Can somebody please explain what "credits" are and what benefit they may be to him.

Thanks in advance


----------



## glong (2 Sep 2009)

Hello

PRSI contributions can be paid or credited. Credited contributions are given in various situations when people are not working - for example, jobseekers, carers, homemakers and volunteer workers abroad may all qualify for credited contributions.

Credited contributions are important because they help you to maintain a PRSI record. This is needed to qualify for many State payments, including for the State Pension (Contributory). 

You can find out more about credited PRSI contributions here: http://www.citizensinformation.ie/c...-prsi/credited-social-insurance-contributions

Graham Long
Citizens Information


----------



## Black Sheep (3 Sep 2009)

As stated by glong credited contributions can be awarded in the situations mentioned but only if they are preceeded by PRSI payments. 
As you have been self-employed your last PRSI payment would have been at class *S*. You can only sign for credits if you have paid PRSI at class *A,B,C,D,E,H.*


----------



## march (3 Sep 2009)

How long does someone in class S have to be unemployed before they can sign on?
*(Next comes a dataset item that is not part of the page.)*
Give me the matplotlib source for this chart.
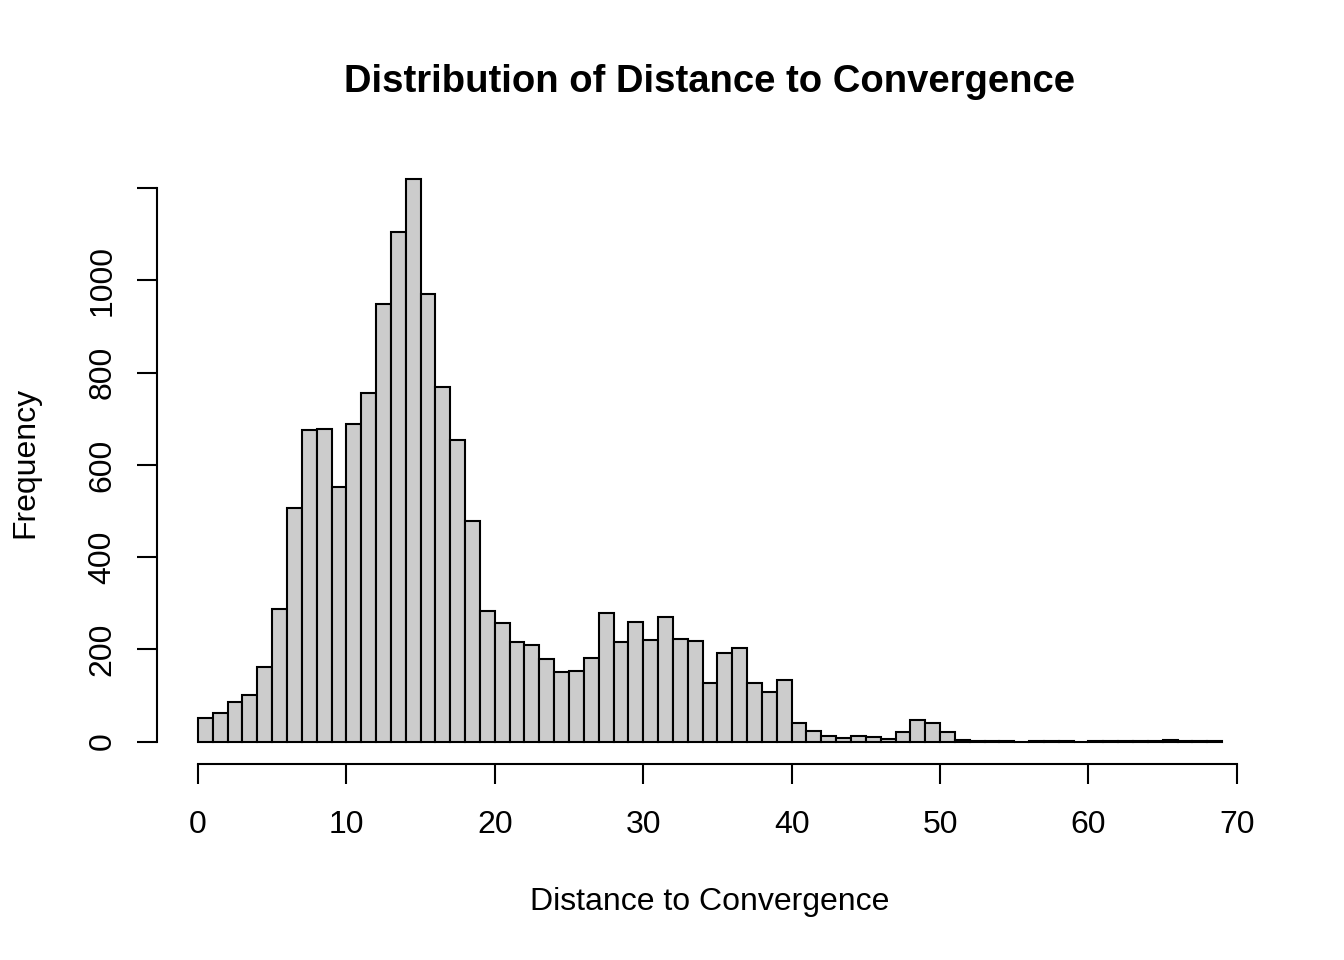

If someone previously self employed becomes unemployed for a number of years, what happens to them?

Social Welfare seem to just write people in this class off.


----------



## Welfarite (3 Sep 2009)

march said:


> How long does someone in class S have to be unemployed before they can sign on?
> 
> If someone previously self employed becomes unemployed for a number of years, what happens to them?
> 
> Social Welfare seem to just write people in this class off.


 

Class S is apension type of contribution adn haqs nothing to do with qualification for Jobseeker's Benefit.  Any person unemployed, available for  and looking for work can claim Jobseeker's Allowance which is subject to a means test.


----------



## Welfarite (3 Sep 2009)

Aoileen said:


> I have heard that you can sign on for "credits" but don't know what benefit they are.
> 
> Situation in brief: Friends husband was self employed and sub contracted by a large company. Contract has not been renewed so he is now unemployed. He knows he is not entitled to any benefits as no eligable PRSI contributions were paid as he was self employed and his wife works full time in good job so means tested payment is not an option either.
> 
> ...


 

You must have paid PRSI at relevant rate to get 'credits'. Ther is an optyion of paying voluntary contributions to keep up pension entitlements if Class S has been paid.


----------